The chorus of howls grew significantly louder this past postseason, though, when the Chiefs found themselves on the winning end of such an outcome. In another fantastic football game at Arrowhead Stadium, K.C. upended the Buffalo Bills in the Divisional Round this past January by scoring a touchdown on its opening possession of the playoff game that went into OT.

Now, three teams have submitted proposals to alter the overtime rules. Indianapolis and Philadelphia have teamed up on a proposal that would allow both teams in any overtime contest to have an offensive possession (unless the team that's on defense first scores a safety during the opening drive, which is already part of the exiting rule).
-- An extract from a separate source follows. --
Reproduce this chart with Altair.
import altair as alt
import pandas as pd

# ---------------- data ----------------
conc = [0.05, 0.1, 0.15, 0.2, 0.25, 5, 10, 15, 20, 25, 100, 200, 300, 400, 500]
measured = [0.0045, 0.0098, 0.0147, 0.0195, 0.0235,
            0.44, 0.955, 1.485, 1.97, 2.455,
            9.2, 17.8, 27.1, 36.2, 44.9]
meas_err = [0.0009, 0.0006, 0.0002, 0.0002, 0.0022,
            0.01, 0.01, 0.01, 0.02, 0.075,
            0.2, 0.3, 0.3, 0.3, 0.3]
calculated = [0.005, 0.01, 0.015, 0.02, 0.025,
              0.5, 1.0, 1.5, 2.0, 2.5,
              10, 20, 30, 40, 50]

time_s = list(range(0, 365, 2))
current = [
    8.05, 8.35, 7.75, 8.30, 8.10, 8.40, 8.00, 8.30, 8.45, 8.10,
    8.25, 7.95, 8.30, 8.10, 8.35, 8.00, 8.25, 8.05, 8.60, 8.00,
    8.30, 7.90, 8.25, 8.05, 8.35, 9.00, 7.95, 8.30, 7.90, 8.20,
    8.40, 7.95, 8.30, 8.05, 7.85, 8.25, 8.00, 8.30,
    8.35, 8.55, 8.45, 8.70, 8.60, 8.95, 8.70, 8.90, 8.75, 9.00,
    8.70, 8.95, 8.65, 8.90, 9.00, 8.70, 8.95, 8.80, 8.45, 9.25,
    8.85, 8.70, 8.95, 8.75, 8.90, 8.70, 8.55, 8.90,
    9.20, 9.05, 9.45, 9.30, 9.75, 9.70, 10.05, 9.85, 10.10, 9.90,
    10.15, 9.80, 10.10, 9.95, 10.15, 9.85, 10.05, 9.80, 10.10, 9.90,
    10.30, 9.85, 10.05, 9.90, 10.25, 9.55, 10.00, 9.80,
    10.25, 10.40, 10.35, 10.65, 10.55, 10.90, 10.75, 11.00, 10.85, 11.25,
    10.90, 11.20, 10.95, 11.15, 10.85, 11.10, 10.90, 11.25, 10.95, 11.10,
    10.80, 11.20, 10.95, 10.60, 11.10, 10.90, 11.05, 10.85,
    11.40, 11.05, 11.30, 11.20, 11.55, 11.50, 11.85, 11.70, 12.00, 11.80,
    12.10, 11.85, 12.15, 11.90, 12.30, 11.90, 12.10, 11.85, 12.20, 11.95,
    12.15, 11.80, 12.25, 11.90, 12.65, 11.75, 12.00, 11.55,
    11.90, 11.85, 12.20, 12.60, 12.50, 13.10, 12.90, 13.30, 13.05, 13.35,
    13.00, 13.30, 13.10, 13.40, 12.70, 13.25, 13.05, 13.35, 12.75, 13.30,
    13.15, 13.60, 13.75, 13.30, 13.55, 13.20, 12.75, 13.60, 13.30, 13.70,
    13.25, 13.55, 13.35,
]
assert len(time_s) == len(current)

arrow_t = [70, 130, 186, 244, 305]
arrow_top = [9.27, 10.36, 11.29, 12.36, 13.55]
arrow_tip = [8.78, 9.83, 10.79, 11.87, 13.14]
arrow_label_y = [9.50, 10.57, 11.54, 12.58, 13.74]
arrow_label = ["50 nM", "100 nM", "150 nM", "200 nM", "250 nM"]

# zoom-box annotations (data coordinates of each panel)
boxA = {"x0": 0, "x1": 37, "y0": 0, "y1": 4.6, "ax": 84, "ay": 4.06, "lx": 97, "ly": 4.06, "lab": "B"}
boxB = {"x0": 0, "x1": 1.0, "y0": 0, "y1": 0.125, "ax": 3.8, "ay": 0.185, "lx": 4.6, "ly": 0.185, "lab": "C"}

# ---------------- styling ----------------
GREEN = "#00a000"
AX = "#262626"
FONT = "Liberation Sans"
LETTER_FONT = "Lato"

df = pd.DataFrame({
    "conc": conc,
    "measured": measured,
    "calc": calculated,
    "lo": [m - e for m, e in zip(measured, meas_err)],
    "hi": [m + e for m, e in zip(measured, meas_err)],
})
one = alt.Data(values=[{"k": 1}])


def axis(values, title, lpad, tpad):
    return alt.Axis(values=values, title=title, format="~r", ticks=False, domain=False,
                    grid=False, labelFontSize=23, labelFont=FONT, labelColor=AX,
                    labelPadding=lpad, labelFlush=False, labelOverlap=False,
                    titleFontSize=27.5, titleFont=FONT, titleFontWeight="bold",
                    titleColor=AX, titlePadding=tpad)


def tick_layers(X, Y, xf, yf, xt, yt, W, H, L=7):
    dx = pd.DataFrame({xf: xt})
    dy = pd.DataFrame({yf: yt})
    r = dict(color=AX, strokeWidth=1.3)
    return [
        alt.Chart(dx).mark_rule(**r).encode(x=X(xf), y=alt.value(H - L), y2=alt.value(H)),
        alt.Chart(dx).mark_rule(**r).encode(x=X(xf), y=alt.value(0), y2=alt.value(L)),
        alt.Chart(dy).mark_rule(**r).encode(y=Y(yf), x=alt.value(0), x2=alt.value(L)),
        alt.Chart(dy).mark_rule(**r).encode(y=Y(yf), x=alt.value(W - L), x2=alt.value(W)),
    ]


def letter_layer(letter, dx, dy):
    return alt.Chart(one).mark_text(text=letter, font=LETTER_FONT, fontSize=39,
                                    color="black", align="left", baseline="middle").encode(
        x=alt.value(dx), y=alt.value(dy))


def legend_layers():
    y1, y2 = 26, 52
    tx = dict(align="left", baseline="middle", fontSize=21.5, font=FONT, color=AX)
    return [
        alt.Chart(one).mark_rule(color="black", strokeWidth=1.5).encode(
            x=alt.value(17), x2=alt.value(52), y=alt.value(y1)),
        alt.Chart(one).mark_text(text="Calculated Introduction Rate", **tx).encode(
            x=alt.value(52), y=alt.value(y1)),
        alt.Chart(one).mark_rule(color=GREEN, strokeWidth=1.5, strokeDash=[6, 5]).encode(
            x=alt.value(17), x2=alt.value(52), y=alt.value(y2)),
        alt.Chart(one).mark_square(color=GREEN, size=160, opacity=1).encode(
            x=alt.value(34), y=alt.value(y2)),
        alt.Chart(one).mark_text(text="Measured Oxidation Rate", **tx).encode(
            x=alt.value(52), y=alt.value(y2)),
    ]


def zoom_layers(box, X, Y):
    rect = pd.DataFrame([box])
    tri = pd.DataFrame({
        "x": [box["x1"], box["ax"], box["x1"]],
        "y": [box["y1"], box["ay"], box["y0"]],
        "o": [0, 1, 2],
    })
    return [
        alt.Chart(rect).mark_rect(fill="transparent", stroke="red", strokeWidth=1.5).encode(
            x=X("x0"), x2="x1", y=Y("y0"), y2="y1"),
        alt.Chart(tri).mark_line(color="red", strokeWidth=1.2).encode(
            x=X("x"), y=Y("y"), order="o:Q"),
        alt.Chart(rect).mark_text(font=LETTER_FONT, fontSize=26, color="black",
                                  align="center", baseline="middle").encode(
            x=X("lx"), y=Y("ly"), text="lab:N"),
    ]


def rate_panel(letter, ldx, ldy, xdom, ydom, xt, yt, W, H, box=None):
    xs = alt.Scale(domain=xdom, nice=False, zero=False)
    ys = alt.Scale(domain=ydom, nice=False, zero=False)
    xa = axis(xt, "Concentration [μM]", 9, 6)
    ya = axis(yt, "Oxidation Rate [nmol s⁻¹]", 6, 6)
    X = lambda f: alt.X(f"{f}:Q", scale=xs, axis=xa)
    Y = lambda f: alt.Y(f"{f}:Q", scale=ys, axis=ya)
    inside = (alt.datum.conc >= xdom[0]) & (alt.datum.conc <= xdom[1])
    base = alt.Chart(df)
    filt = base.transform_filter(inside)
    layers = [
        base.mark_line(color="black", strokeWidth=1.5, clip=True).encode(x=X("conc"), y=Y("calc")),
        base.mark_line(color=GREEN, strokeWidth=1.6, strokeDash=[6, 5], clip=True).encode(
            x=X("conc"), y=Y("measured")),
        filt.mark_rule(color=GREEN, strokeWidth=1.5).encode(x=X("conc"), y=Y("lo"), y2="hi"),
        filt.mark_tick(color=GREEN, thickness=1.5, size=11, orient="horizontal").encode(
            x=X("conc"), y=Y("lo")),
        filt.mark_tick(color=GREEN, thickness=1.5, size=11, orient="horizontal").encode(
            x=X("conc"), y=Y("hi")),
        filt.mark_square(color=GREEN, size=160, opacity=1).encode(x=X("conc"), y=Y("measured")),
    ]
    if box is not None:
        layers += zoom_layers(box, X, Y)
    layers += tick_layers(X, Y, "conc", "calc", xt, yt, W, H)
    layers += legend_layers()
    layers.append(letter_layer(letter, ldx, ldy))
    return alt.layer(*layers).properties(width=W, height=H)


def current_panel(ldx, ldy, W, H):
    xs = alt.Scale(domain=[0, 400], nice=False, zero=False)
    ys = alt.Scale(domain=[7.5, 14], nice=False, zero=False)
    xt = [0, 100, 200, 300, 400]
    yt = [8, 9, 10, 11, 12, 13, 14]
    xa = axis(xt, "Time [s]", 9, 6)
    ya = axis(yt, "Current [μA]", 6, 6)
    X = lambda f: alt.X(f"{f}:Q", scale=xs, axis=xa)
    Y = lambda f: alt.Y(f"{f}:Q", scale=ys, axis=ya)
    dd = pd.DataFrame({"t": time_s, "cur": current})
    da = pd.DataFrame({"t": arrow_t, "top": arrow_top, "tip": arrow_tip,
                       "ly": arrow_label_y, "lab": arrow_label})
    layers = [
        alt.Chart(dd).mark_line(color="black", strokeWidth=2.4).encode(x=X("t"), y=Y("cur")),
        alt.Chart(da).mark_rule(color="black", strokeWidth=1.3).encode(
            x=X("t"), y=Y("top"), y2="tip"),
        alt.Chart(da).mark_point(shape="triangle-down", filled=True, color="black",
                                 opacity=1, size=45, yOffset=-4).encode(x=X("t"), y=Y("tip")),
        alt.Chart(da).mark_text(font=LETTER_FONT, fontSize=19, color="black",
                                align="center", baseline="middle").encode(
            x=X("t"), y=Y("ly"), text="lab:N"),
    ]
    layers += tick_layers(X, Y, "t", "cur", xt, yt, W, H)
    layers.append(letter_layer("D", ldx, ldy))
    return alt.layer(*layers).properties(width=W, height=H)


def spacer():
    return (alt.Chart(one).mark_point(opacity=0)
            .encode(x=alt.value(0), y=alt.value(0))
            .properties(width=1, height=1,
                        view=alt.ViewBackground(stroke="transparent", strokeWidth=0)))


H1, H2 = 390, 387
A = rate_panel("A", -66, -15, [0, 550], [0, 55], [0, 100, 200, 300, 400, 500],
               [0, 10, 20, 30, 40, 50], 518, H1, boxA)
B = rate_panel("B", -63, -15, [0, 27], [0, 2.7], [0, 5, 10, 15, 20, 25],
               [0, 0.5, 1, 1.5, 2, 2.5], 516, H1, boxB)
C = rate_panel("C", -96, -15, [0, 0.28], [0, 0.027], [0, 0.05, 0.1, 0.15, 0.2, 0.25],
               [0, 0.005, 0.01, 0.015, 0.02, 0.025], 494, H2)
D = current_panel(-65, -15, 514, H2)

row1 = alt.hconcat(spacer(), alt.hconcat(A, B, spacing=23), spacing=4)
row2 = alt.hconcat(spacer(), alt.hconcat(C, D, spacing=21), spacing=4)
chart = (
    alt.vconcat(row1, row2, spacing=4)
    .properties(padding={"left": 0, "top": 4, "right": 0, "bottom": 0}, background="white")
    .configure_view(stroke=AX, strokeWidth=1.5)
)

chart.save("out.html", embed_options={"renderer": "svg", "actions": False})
Meanwhile, former Patriots linebacker Mike Vrabel, now head coach of the Tennessee Titans, is putting forth his own modification idea, which would keep the existing overtime rule mostly in place. The only change would be that an overtime could only end after the first possession if the team with the ball first scores a touchdown AND a successful two-point conversion. So, in the aforementioned cases of the Chiefs this past January and the Patriots three years ago, the overtime period would have continued if neither K.C. nor New England had scored eight points right off the bat.
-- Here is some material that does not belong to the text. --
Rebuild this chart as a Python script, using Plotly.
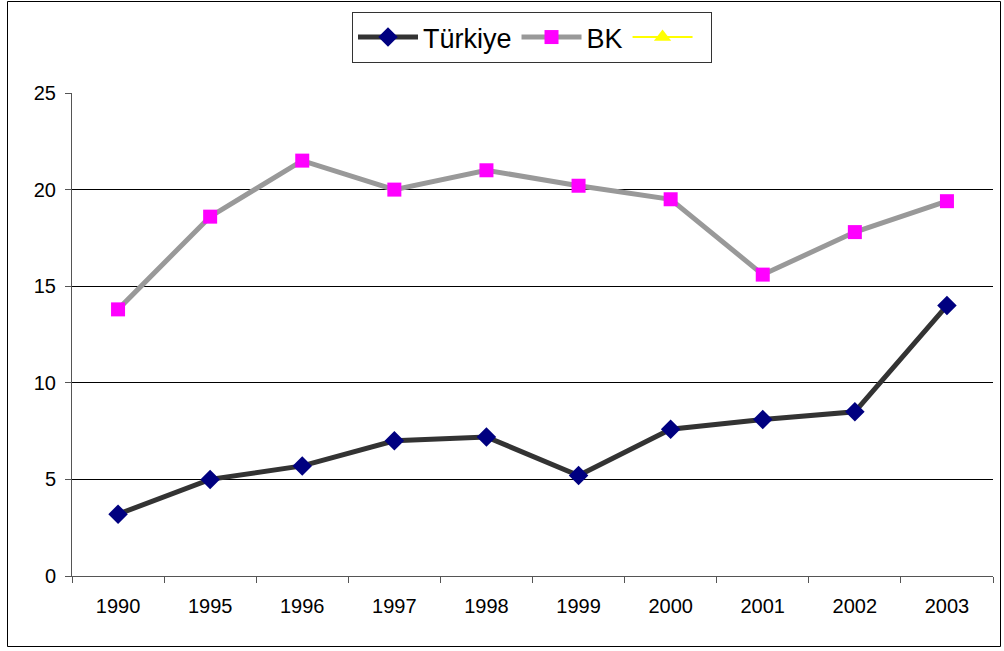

These two proposals will be up for debate when clubs gather in Palm Beach, Florida later this month for the National Football League's 2022 Annual Meeting.

Only one other rule change proposal has been submitted, and it came from a collaboration of teams. Baltimore, Buffalo, Philadelphia, and Tampa Bay are asking that player personnel employees (that is, members of scouting departments) be required to stay with their existing clubs through the annual NFL Draft before they can interview and accept offers for higher positions with other clubs in any given offseason. As it stands, such scouts can move on to other places as soon as the regular season ends and we get into the postseason and early offseason.

For now, these three ideas are all that are on the table for discussion. Normally, we see half a dozen or more proposals submitted by teams, making this an outlier in that regard. It's possible the NFL's Competition Committee could add to this current list of proposals before the Annual Meeting, scheduled for March 27-30.